Tim Chen <tim.c.chen@xxxxxxxxxxxxxxx> · Mon, 14 Jun 2021 14:51:04 -0700

From: Tim Chen <tim.c.chen@xxxxxxxxxxxxxxx>

Tiered memory accounting and management
------------------------------------------------------------
Traditionally, all RAM is DRAM.  Some DRAM might be closer/faster
than others, but a byte of media has about the same cost whether it
is close or far.  But, with new memory tiers such as High-Bandwidth
Memory or Persistent Memory, there is a choice between fast/expensive
and slow/cheap.  But, the current memory cgroups still live in the
old model. There is only one set of limits, and it implies that all
memory has the same cost.  We would like to extend memory cgroups to
comprehend different memory tiers to give users a way to choose a mix
between fast/expensive and slow/cheap.

To manage such memory, we will need to account memory usage and
impose limits for each kind of memory.

There were a couple of approaches that have been discussed previously to partition
the memory between the cgroups listed below.  We will like to
use the LSF/MM session to come to a consensus on the approach to
take.

1.	Per NUMA node limit and accounting for each cgroup.  
We can assign higher limits on better performing memory node for higher priority cgroups.
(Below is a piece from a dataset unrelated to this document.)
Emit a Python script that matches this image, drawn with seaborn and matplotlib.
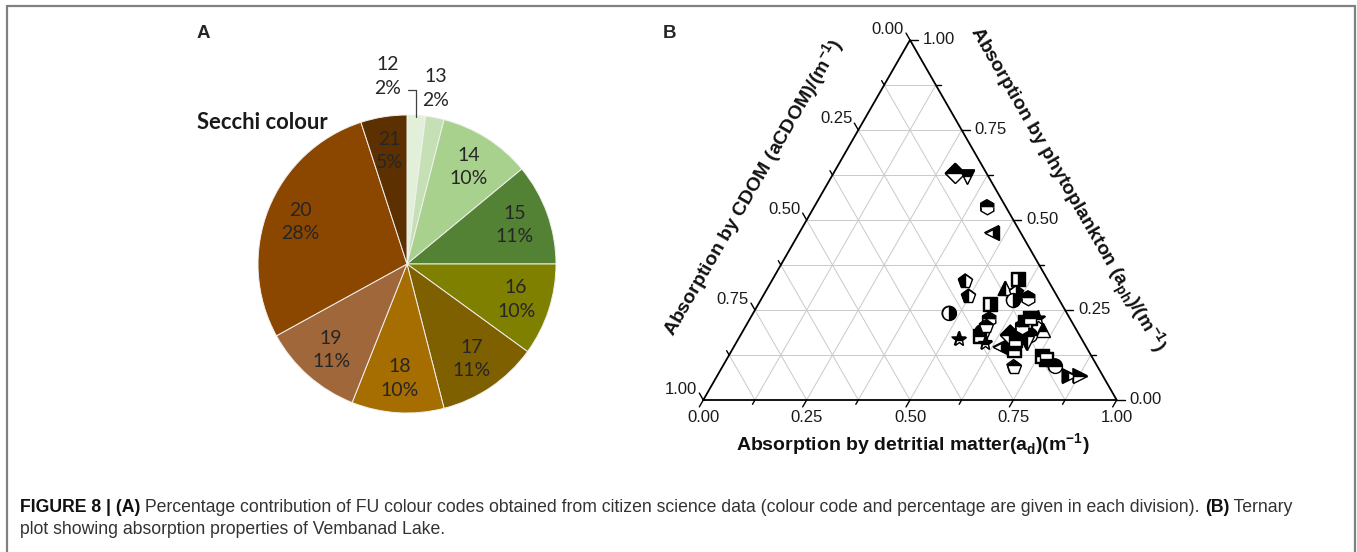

There are some loose ends here that warrant further discussions: 
(1) A user friendly interface for such limits.  Will a proportional
weight for the cgroup that translate to actual absolute limit be more suitable?
(2) Memory mis-configurations can occur more easily as the admin
has a much larger number of limits spread among between the
cgroups to manage.  Over-restrictive limits can lead to under utilized
and wasted memory and hurt performance. 
(3) OOM behavior when a cgroup hits its limit.

2.	Per memory tier limit and accounting for each cgroup. 
We can assign higher limits on memories in better performing 
memory tier for higher priority cgroups.  I previously
prototyped a soft limit based implementation to demonstrate the 
tiered limit idea.

There are also a number of issues here:
(1)	The advantage is we have fewer limits to deal with simplifying
configuration. However, there are doubts raised by a number 
of people on whether we can really properly classify the NUMA 
nodes into memory tiers. There could still be significant performance 
differences between NUMA nodes even for the same kind of memory.
We will also not have the fine-grained control and flexibility that comes
with a per NUMA node limit.
(2)	Will a memory hierarchy defined by promotion/demotion relationship between
memory nodes be a viable approach for defining memory tiers?

These issues related to  the management of systems with multiple kind of memories
can be ironed out in this session.